Throughout our friendship, Elizabeth, or Mitty as she is known, has been working on a story idea based around the musical score Carnival of the Animals by French composer Camille Saint-Saëns’.
So who is Elizabeth Varadan?
I posed five questions to her to find out.
Q. Tell us a little about your writing journey.
A. I’ve written all my life – poems and stories while growing up, in college, and during my teaching career. Then I took early retirement a few years ago to write full time. A few poems and short stories were published for adults. Then for children. But years of teaching elementary school inspired me to write books for children, and they started getting published. It was a long trek, but worth the journey.
Q. Is there anything you would have done differently?
A. Originally, my mother wanted me to be a musician. I love music, but being a musical performer wasn’t for me. Since we were poor, though, I had to make my own dreams work: I had to work my way through college; then I taught elementary school (which I absolutely loved), and then I retired to have a second career in writing. The dreams all came true, so I have no complaints.
Q. Is there any book you've written that is particularly special to you? Which one and why?
A. I would say this one, The Carnival of the Animals. I love history (I was a history major in university), and I love research. Saint-Saëns’ musical fantasy by the same name was written in 1886, so every story had to happen prior to that, since each story animal is one from his “carnival”. I set the stories in different lands: India, Australia, ancient Greece, ancient Syria, Belle Époque France, Victorian England, Russia, Spain, etc. It was great fun to write.
Q. Are you working on any new novels for children?
A. Yes. I’ve returned to an earlier MG/YA novel started years ago. It involves an Irish Catholic family in Sacramento in 1919 following WWI and the Influenza epidemic. One character was in Vaudeville; another is a ghost. Again, it involves a lot of research. But the research is fascinating and I love being in the book’s “world”.
Q. What advice would you give to new and aspiring writers? What tips can you give them?
A. First, follow your own dream, not someone else’s. Second, try everything. Write for all ages, on all topics. It will stretch you. Third, persist. Keep writing and sending things out. Fourth, belong to writing groups that are both supportive and hard-nosed: You need the support, but you won’t grow without knowing what isn’t working as well as what is. And then – read! Nothing improves your own writing like reading terrific writing by masters. They point the way. They inspire.
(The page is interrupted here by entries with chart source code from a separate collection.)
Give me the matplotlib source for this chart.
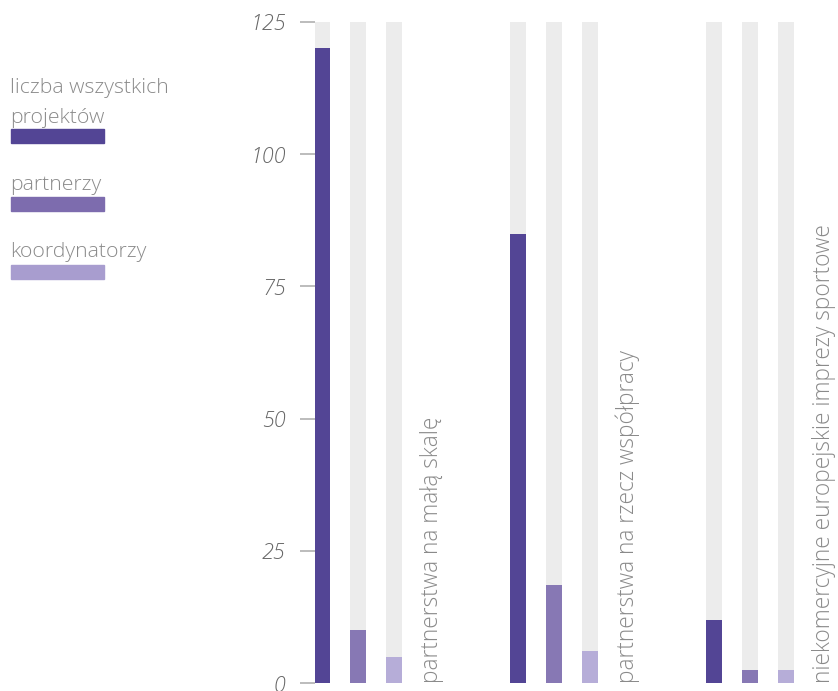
import matplotlib
matplotlib.use("Agg")
import matplotlib.pyplot as plt
from matplotlib.patches import Rectangle

categories = ["partnerstwa na małą skalę", "partnerstwa na rzecz współpracy",
              "niekomercyjne europejskie imprezy sportowe"]
series_names = ["liczba wszystkich\nprojektów", "partnerzy", "koordynatorzy"]
projekty = [120, 85, 12]
partnerzy = [10, 18.5, 2.5]
koordynatorzy = [5, 6, 2.5]
y_ticks = [0, 25, 50, 75, 100, 125]
y_max = 125

colors = ["#534595", "#8778b4", "#b6add8"]
legend_colors = ["#534595", "#7d6cae", "#a89dcf"]
bg = "#ececec"
font = "Open Sans"
fw = 300

W, H = 838, 691
fig = plt.figure(figsize=(W / 100, H / 100), dpi=100)
ax_left, ax_right = 315, 838
ax_bottom, ax_top = 683, 22
ax = fig.add_axes([ax_left / W, (H - ax_bottom) / H, (ax_right - ax_left) / W, (ax_bottom - ax_top) / H])

group_gap = 196 / 36
bar_w = 16 / 36
series = [projekty, partnerzy, koordynatorzy]
for g, cat in enumerate(categories):
    base = g * group_gap
    for j, vals in enumerate(series):
        x = base + j
        ax.bar(x, y_max, width=bar_w, color=bg, zorder=1)
        ax.bar(x, vals[g], width=bar_w, color=colors[j], zorder=2)
    ax.text(base + 3.05, 0, cat, rotation=90, ha="center", va="bottom",
            fontsize=16.3, color="#8a8a8a", family=font, fontweight=fw)

ax.set_ylim(0, y_max)
ax.set_xlim((ax_left - 322) / 36, (ax_right - 322) / 36)
for s in ax.spines.values():
    s.set_visible(False)
ax.set_xticks([])
ax.set_yticks(y_ticks)
ax.set_yticklabels([str(t) for t in y_ticks], fontsize=15.5, color="#666666",
                   family=font, style="italic", fontweight=fw)
ax.tick_params(axis="y", length=11, width=1.2, color="#b0b0b0", pad=10, direction="out")

# legend drawn in figure pixel coordinates
first_baselines = [93, 190, 257]
line_step = 30
patch_tops = [129, 197, 265]
for name, c, bl, pt in zip(series_names, legend_colors, first_baselines, patch_tops):
    for k, line in enumerate(name.split("\n")):
        fig.text(10 / W, 1 - (bl + k * line_step) / H, line, ha="left", va="baseline",
                 fontsize=15.3, color="#8a8a8a", family=font, fontweight=fw)
    fig.patches.append(Rectangle((11 / W, 1 - (pt + 14) / H), 93 / W, 14 / H,
                                 transform=fig.transFigure, color=c, figure=fig))

fig.savefig("out.png", dpi=100)
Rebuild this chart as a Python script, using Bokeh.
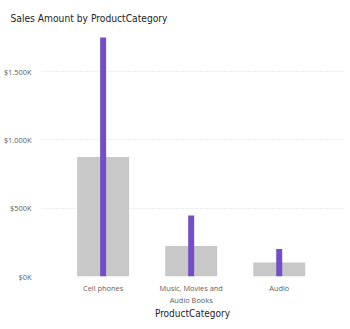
from bokeh.plotting import figure
from bokeh.models import ColumnDataSource, FixedTicker, Range1d
from bokeh.embed import file_html
from bokeh.resources import INLINE

categories = ["Cell phones", "Music, Movies and\nAudio Books", "Audio"]
sales_gray = [875000, 224000, 102000]
sales_purple = [1750000, 446000, 201000]
y_ticks = [0, 500000, 1000000, 1500000]
y_tick_labels = ["$0K", "$500K", "$1.000K", "$1.500K"]

xs = list(range(len(categories)))
src = ColumnDataSource(dict(x=xs, gray=sales_gray, purple=sales_purple))

p = figure(width=350, height=329, output_backend="svg", toolbar_location=None,
           x_range=Range1d(-0.70, 2.73), y_range=Range1d(0, 1780000),
           min_border_left=39, min_border_right=7, min_border_top=0,
           min_border_bottom=53, outline_line_color=None)

cond = "'DejaVu Sans Condensed', Roboto, sans-serif"

p.title.text = "Sales Amount by ProductCategory"
p.title.text_font = cond
p.title.text_font_size = "10.2px"
p.title.text_font_style = "normal"
p.title.text_color = "#252423"
p.title.offset = -31
p.title.standoff = 20

p.vbar(x="x", top="gray", width=0.59, source=src, fill_color="#C8C8C8", line_color=None)
p.vbar(x="x", top="purple", width=0.068, source=src, fill_color="#744EC2", line_color=None)

p.xaxis.ticker = FixedTicker(ticks=xs)
p.xaxis.major_label_overrides = {i: c for i, c in zip(xs, categories)}
p.xaxis.axis_label = "ProductCategory"
p.xaxis.axis_label_text_font = cond
p.xaxis.axis_label_text_font_size = "10px"
p.xaxis.axis_label_text_font_style = "normal"
p.xaxis.axis_label_text_color = "#252423"
p.xaxis.axis_label_standoff = 0
p.xaxis.major_label_text_font = "Open Sans"
p.xaxis.major_label_text_font_size = "7.4px"
p.xaxis.major_label_text_color = "#605E5C"
p.xaxis.major_label_standoff = 0
p.xaxis.axis_line_color = None
p.xaxis.major_tick_line_color = None
p.xaxis.minor_tick_line_color = None

p.yaxis.ticker = FixedTicker(ticks=y_ticks)
p.yaxis.major_label_overrides = {t: l for t, l in zip(y_ticks, y_tick_labels)}
p.yaxis.major_label_text_font = "Open Sans"
p.yaxis.major_label_text_font_size = "7.4px"
p.yaxis.major_label_text_color = "#605E5C"
p.yaxis.major_label_standoff = 4
p.yaxis.axis_line_color = None
p.yaxis.major_tick_line_color = None
p.yaxis.minor_tick_line_color = None

p.xgrid.grid_line_color = None
p.ygrid.grid_line_color = "#D8D8D8"
p.ygrid.grid_line_dash = "1 2"
p.ygrid.grid_line_width = 1

open("out.html", "w").write(file_html(p, INLINE))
Elizabeth Varadan is a former elementary school teacher. Her children’s fiction and poetry have appeared in Ladybug, Friends, and Skipping Stones Magazine. She is the author of an MG fantasy, The Fourth Wish; an MG mystery involving Sherlock Holmes, Imogene and the Case of the Missing Pearls; a picture book, Dragonella, (out in English and Spanish editions); and The Carnival of the Animals, recently released (October, 2018) by Belanger Books. She and her husband live in Midtown Sacramento, but frequently travel to Galicia, Spain.